REACTIVE FLOW IN LARGE-DEFORMATION ELECTRODES OF LITHIUM-ION BATTERIES

Abstract

An electrode in a lithium-ion battery may undergo inelastic processes of two types: flow and reaction. Flow changes the shape of the electrode, preserves its composition and volume, and is driven by the deviatoric stress — a process similar to the plastic flow of a metal. By contrast, reaction changes the composition and volume of the electrode, and is driven by a combination of the mean stress and the chemical potential of lithium in the environment. Both flow and reaction are mediated by breaking and forming atomic bonds.

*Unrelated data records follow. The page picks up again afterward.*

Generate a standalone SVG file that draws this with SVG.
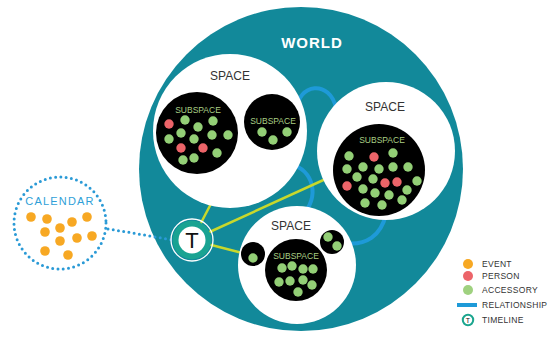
<svg xmlns="http://www.w3.org/2000/svg" width="554" height="338" viewBox="0 0 554 338">
<style>
.world{fill:#12899a}
.space{fill:#ffffff}
.sub{fill:#000000}
.g{fill:#93cf76}
.r{fill:#ec6469}
.o{fill:#f7a823}
.spt{font-family:"Liberation Sans",Arial,sans-serif;font-size:12px;fill:#333333;text-anchor:middle}
.sst{font-family:"Liberation Sans",Arial,sans-serif;font-size:8.5px;fill:#a9cf84;text-anchor:middle}
.rel{fill:none;stroke:#1e9ad8;stroke-width:4;stroke-linecap:round}
.tl{fill:none;stroke:#c8d82c;stroke-width:2.5;stroke-linecap:round}
.dot{fill:none;stroke:#2a9ad6;stroke-width:3;stroke-linecap:round;stroke-dasharray:0 5.3}
.lg{font-family:"Liberation Sans",Arial,sans-serif;font-size:8.5px;fill:#333333;letter-spacing:0.3px}
</style>
<rect width="554" height="338" fill="#ffffff"/>
<g id="world">
<circle class="world" cx="301" cy="169" r="162"/>
<text x="312" y="48" font-family="Liberation Sans,Arial,sans-serif" font-size="15" font-weight="bold" fill="#ffffff" text-anchor="middle" letter-spacing="1">WORLD</text>
</g>
<g id="connectors">
<path class="rel" d="M296,112 C298,82 330,80 336,108"/>
<path class="rel" d="M290,164 C314,170 320,196 302,216"/>
<path class="rel" d="M344,243 C366,246 381,236 386,214"/>
<line class="tl" x1="192" y1="240" x2="214" y2="198"/>
<line class="tl" x1="192" y1="240" x2="330" y2="177"/>
<line class="tl" x1="192" y1="240" x2="250" y2="255"/>
<path class="dot" d="M108,229 Q140,234 172,240"/>
</g>
<g id="space1">
<circle class="space" cx="230" cy="131" r="77"/>
<text class="spt" x="230" y="80">SPACE</text>
<g id="subspace1a">
<circle class="sub" cx="197" cy="133" r="41"/>
<text class="sst" x="198" y="113">SUBSPACE</text>
<circle class="r" cx="169" cy="124" r="4.7"/>
<circle class="g" cx="185" cy="120" r="4.7"/>
<circle class="g" cx="198" cy="127" r="4.7"/>
<circle class="g" cx="213" cy="121" r="4.7"/>
<circle class="g" cx="181" cy="133" r="4.7"/>
<circle class="g" cx="169" cy="139" r="4.7"/>
<circle class="g" cx="194" cy="139" r="4.7"/>
<circle class="g" cx="212" cy="135" r="4.7"/>
<circle class="g" cx="228" cy="135" r="4.7"/>
<circle class="r" cx="181" cy="148" r="4.7"/>
<circle class="r" cx="203" cy="148" r="4.7"/>
<circle class="g" cx="217" cy="153" r="4.7"/>
<circle class="g" cx="183" cy="160" r="4.7"/>
<circle class="g" cx="194" cy="158" r="4.7"/>
</g>
<g id="subspace1b">
<circle class="sub" cx="272" cy="122" r="28"/>
<text class="sst" x="273" y="124">SUBSPACE</text>
<circle class="g" cx="262" cy="132" r="4.7"/>
<circle class="g" cx="273" cy="140" r="4.7"/>
<circle class="g" cx="287" cy="132" r="4.7"/>
</g>
</g>
<g id="space2">
<circle class="space" cx="386" cy="151" r="69"/>
<text class="spt" x="385" y="111">SPACE</text>
<g id="subspace2">
<circle class="sub" cx="379" cy="170" r="46"/>
<text class="sst" x="382" y="143">SUBSPACE</text>
<circle class="g" cx="349" cy="156" r="4.7"/>
<circle class="r" cx="374" cy="157" r="4.7"/>
<circle class="g" cx="393" cy="153" r="4.7"/>
<circle class="g" cx="347" cy="169" r="4.7"/>
<circle class="g" cx="363" cy="167" r="4.7"/>
<circle class="g" cx="379" cy="169" r="4.7"/>
<circle class="g" cx="393" cy="167" r="4.7"/>
<circle class="g" cx="408" cy="167" r="4.7"/>
<circle class="g" cx="357" cy="177" r="4.7"/>
<circle class="g" cx="373" cy="179" r="4.7"/>
<circle class="r" cx="385" cy="183" r="4.7"/>
<circle class="r" cx="397" cy="182" r="4.7"/>
<circle class="g" cx="417" cy="181" r="4.7"/>
<circle class="r" cx="347" cy="186" r="4.7"/>
<circle class="g" cx="363" cy="189" r="4.7"/>
<circle class="g" cx="375" cy="193" r="4.7"/>
<circle class="g" cx="389" cy="195" r="4.7"/>
<circle class="g" cx="407" cy="190" r="4.7"/>
<circle class="g" cx="365" cy="203" r="4.7"/>
<circle class="g" cx="382" cy="205" r="4.7"/>
<circle class="g" cx="402" cy="200" r="4.7"/>
</g>
</g>
<g id="space3">
<circle class="space" cx="297" cy="265" r="59"/>
<text class="spt" x="291" y="230">SPACE</text>
<g id="subspace3a">
<circle class="sub" cx="253" cy="254" r="12"/>
<circle class="g" cx="253" cy="258" r="4.7"/>
</g>
<g id="subspace3b">
<circle class="sub" cx="332" cy="242" r="12"/>
<circle class="g" cx="328" cy="237" r="4.7"/>
<circle class="g" cx="337" cy="246" r="4.7"/>
</g>
<g id="subspace3c">
<circle class="sub" cx="296" cy="270" r="31"/>
<text class="sst" x="296" y="259">SUBSPACE</text>
<circle class="g" cx="282" cy="268" r="4.7"/>
<circle class="g" cx="292" cy="266" r="4.7"/>
<circle class="g" cx="303" cy="269" r="4.7"/>
<circle class="g" cx="313" cy="269" r="4.7"/>
<circle class="g" cx="279" cy="282" r="4.7"/>
<circle class="g" cx="290" cy="281" r="4.7"/>
<circle class="g" cx="303" cy="280" r="4.7"/>
<circle class="g" cx="312" cy="285" r="4.7"/>
<circle class="g" cx="298" cy="292" r="4.7"/>
</g>
</g>
<g id="timeline">
<circle cx="192" cy="240" r="21" fill="none" stroke="#ffffff" stroke-width="1.3"/>
<circle cx="192" cy="240" r="19.3" fill="#19a392"/>
<circle cx="192" cy="240" r="13.5" fill="#ffffff"/>
<text x="192" y="248" font-family="Liberation Sans,Arial,sans-serif" font-size="22" fill="#111111" text-anchor="middle">T</text>
</g>
<g id="calendar">
<circle class="dot" cx="60" cy="223" r="46"/>
<text x="60" y="205" font-family="Liberation Sans,Arial,sans-serif" font-size="11" fill="#2f9fd8" text-anchor="middle" letter-spacing="1.2">CALENDAR</text>
<circle class="o" cx="31" cy="217" r="4.8"/>
<circle class="o" cx="47" cy="219" r="4.8"/>
<circle class="o" cx="72" cy="222" r="4.8"/>
<circle class="o" cx="87" cy="217" r="4.8"/>
<circle class="o" cx="45" cy="232" r="4.8"/>
<circle class="o" cx="60" cy="228" r="4.8"/>
<circle class="o" cx="77" cy="238" r="4.8"/>
<circle class="o" cx="92" cy="236" r="4.8"/>
<circle class="o" cx="60" cy="241" r="4.8"/>
<circle class="o" cx="45" cy="251" r="4.8"/>
<circle class="o" cx="68" cy="255" r="4.8"/>
</g>
<g id="legend">
<circle class="o" cx="468" cy="264" r="5"/>
<text class="lg" x="482" y="267">EVENT</text>
<circle class="r" cx="468" cy="276" r="5"/>
<text class="lg" x="482" y="279">PERSON</text>
<circle cx="468" cy="290" r="5" fill="#9fd17f"/>
<text class="lg" x="482" y="293">ACCESSORY</text>
<rect x="457" y="303" width="20" height="4" fill="#1e9ad8"/>
<text class="lg" x="482" y="308">RELATIONSHIP</text>
<circle cx="468" cy="320" r="5.2" fill="#ffffff" stroke="#1ba58e" stroke-width="2"/>
<text x="468" y="322.6" font-family="Liberation Sans,Arial,sans-serif" font-size="7" fill="#111111" text-anchor="middle">T</text>
<text class="lg" x="482" y="323">TIMELINE</text>
</g>
</svg>
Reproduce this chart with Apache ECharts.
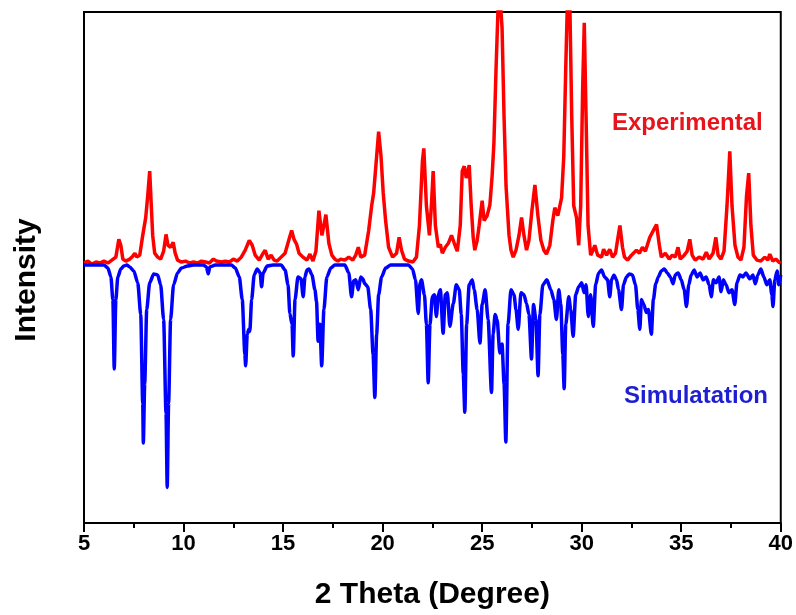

Here we formulate a continuum theory of large-deformation electrodes by placing flow and reaction on the same footing. We treat flow and reaction as concurrent nonequilibrium processes, formulate a thermodynamic inequality and a rheological model, and couple the two processes through a chemomechanical flow rule. Within this theory, the driving force for reaction — the mean stress and the chemical potential — can stimulate flow in an electrode too brittle to flow under a mechanical load alone. For an electrode under vanishingly small stress and current, cyclic lithiation and delithiation can cause hysteresis in the voltage-concentration curve. For a thin-film electrode bonded on a substrate, cyclic lithiation and delithiation can cause hysteresis in both the voltage-concentration curve and the stress–concentration curve.